The three grand essentials to happiness in life are something to do, something to love, and something to hope for.
-Joseph Addison, Opening Quote, Meditations from the Mat
Day 324 – In my attempts to finish the book by the end of the year and start anew (perhaps with the meditation book or reading this one again for the third time), I have been combining some days, which makes sense in the fact that I also skip days. However, today’s reading was just too powerful to combine with any other and I didn’t really even sneak a glance at where this might lead tomorrow (which I sometimes do).
Yesterday, I had a healthy 4 a.m. dance practice and routine Monday at school, full of snarky adolescents and disgruntled public school employees and rigorous use of Plan B. The printer took 2 hours to get working after the break, students were pulled out of one of my classes delaying the beginning of a unit, and looming class observations threaten everyone’s composure and test one’s Plan B. I was tired by the end of the work day, but I returned to crossfit (I’ve been pretty much off for 2 weeks). I set a goal for my lifts and my tweaky shoulder and impossible hips. I had every intention of eating my standard keto dinner (of steak and brussels) and going off to dance class, but sitting at the table, eating an alternative more paleo meal, I looked at Fred and Nina and said, “I’m going to bed.” They encouraged me to go to dance, but I actually fell asleep at 7 a.m.

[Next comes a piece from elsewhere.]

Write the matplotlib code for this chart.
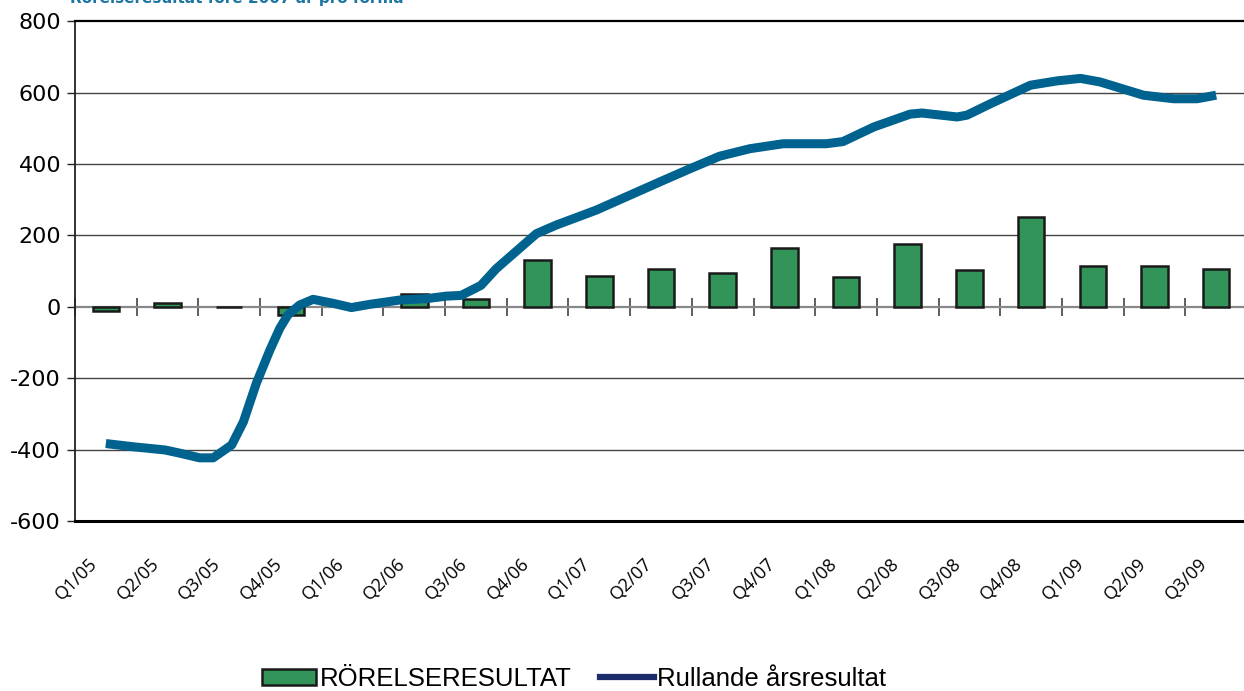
import matplotlib
matplotlib.use("Agg")
import matplotlib.pyplot as plt
from matplotlib.patches import Patch
from matplotlib.lines import Line2D

categories = ["Q1/05", "Q2/05", "Q3/05", "Q4/05", "Q1/06", "Q2/06", "Q3/06", "Q4/06",
              "Q1/07", "Q2/07", "Q3/07", "Q4/07", "Q1/08", "Q2/08", "Q3/08", "Q4/08",
              "Q1/09", "Q2/09", "Q3/09"]
rorelseresultat = [-12, 11, 0, -23, 0, 35, 23, 131, 86, 107, 96, 165, 84, 177, 103, 252, 114, 114, 106]

# Rolling annual result (x in quarter positions)
rull_x = [0.0, 0.44, 0.96, 1.20, 1.52, 1.74, 2.04, 2.23, 2.44, 2.66, 2.82, 2.95, 3.14, 3.36,
          3.68, 3.98, 4.28, 4.76, 5.20, 5.52, 5.76, 6.08, 6.33, 6.98, 7.30, 7.95, 8.98,
          9.47, 9.95, 10.44, 10.98, 11.68, 11.95, 12.45, 13.04, 13.23, 13.80, 13.96, 14.34,
          14.99, 15.42, 15.80, 16.12, 16.82, 17.31, 17.69, 18.0]
rull_y = [-383, -392, -401, -410, -423, -423, -387, -322, -214, -121, -60, -23, 5, 21,
          10, -2, 7, 19, 23, 30, 32, 60, 107, 205, 229, 271, 350,
          387, 422, 443, 457, 457, 463, 504, 540, 543, 532, 537, 569,
          621, 633, 640, 630, 593, 583, 583, 593]

yticks = [-600, -400, -200, 0, 200, 400, 600, 800]

W, H = 1244, 691
fig = plt.figure(figsize=(W / 100, H / 100), dpi=100)
ax = fig.add_axes([75 / W, 1 - 521 / H, 1172 / W, 499.7 / H])

x = list(range(len(categories)))
ax.bar(x, rorelseresultat, width=0.43, color="#339459", edgecolor="#1a1a1a",
       linewidth=1.8, zorder=3)
ax.plot(rull_x, rull_y, color="#00628f", lw=6.5, zorder=4,
        solid_joinstyle="round", solid_capstyle="butt")

ax.set_xlim(-0.5, len(categories) - 0.5)
ax.set_ylim(-600, 800)
ax.set_yticks(yticks)
ax.set_yticklabels([str(v) for v in yticks], fontsize=16, family="DejaVu Sans")
ax.tick_params(axis="y", direction="out", length=6, width=1, pad=4, color="#222222")

for v in yticks:
    if v in (-600, 0, 800):
        continue
    ax.axhline(v, color="#444444", lw=1.0, zorder=1)

ax.set_xticks([i - 0.08 for i in x])
ax.set_xticklabels(categories, rotation=45, ha="right", fontsize=13, family="Open Sans")
ax.tick_params(axis="x", length=0, pad=24)

ax.spines["right"].set_visible(False)
ax.spines["top"].set_linewidth(1.6)
ax.spines["bottom"].set_linewidth(2.2)
ax.spines["left"].set_linewidth(1.3)
ax.spines["left"].set_color("#222222")

# category axis crossing at zero
sec = ax.secondary_xaxis(600 / 1400)
sec.set_xticks([i - 0.5 for i in range(len(categories) + 1)])
sec.set_xticklabels([])
sec.tick_params(direction="inout", length=13, width=1.1, color="#333333")
sec.spines["bottom"].set_color("#888888")
sec.spines["bottom"].set_linewidth(1.6)
sec.spines["bottom"].set_zorder(2)

fig.text(70 / W, 1 - 3 / H, "Rörelseresultat före 2007 är pro forma", color="#1c75a3",
         fontsize=11, weight="bold", va="baseline", ha="left", family="DejaVu Sans")

handles = [Patch(facecolor="#339459", edgecolor="#1a1a1a", linewidth=1.8),
           Line2D([], [], color="#1b2b6c", lw=4.5)]
fig.legend(handles, ["RÖRELSERESULTAT", "Rullande årsresultat"], loc="center",
           bbox_to_anchor=(574 / W, 1 - 679 / H), ncol=2, frameon=False,
           prop={"family": "Liberation Sans", "size": 18.5}, handlelength=2.1,
           handleheight=0.6, handletextpad=0.15, columnspacing=1.1)

fig.savefig("out.png", dpi=100)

Falling asleep at 7 a.m. is a trigger for me. It brings up a thousand questions: Am I starting to go hypothyroidism again? Did I do too much? Will I be like this tomorrow? Is the brain fog and lethargy returning? Is this why my knee is achy and swollen? Am I going to cycle through ennui and depression again? What should I do? do? do?
Rolf describes how yoga practice is the center of his day and that by organizing his day around practice, he places his spiritual well-being at the top of his to-do list. He writes thusly: “I accord my physical, mental, and spiritual health their rightful place in my life.” His teaching of yoga has given him something to love and to grow at, and his students, give him something to hope for, as he describes: “As I watch the everydayness, the commonplaceness, of their courage, their undeniable ability to surmount obstacles, I feel as though I am being given a glimpse of the answer…about how all the big problems are going to be resolved. Who is going to address the environment, war, oppression, hopelessness? We are.”
And, upon awakening at 4 a.m., I humbly warmed up (with foot and arm postures), did a short 10-minute yoga-dance routine (tried it out), and then 30 minutes of a stretchy yoga. I spent the extra 30 minutes doing the dishes, and listening to a podcast, sat down and read this quote and felt renewed and revived. Hopefully, I am full of tears because this reading was so beautiful and not because my body is spinning into a hormonal chasm of unbalance. This morning’s reading was a little message to myself to practice (do), to love (teach) and to hope (the world will be just fine).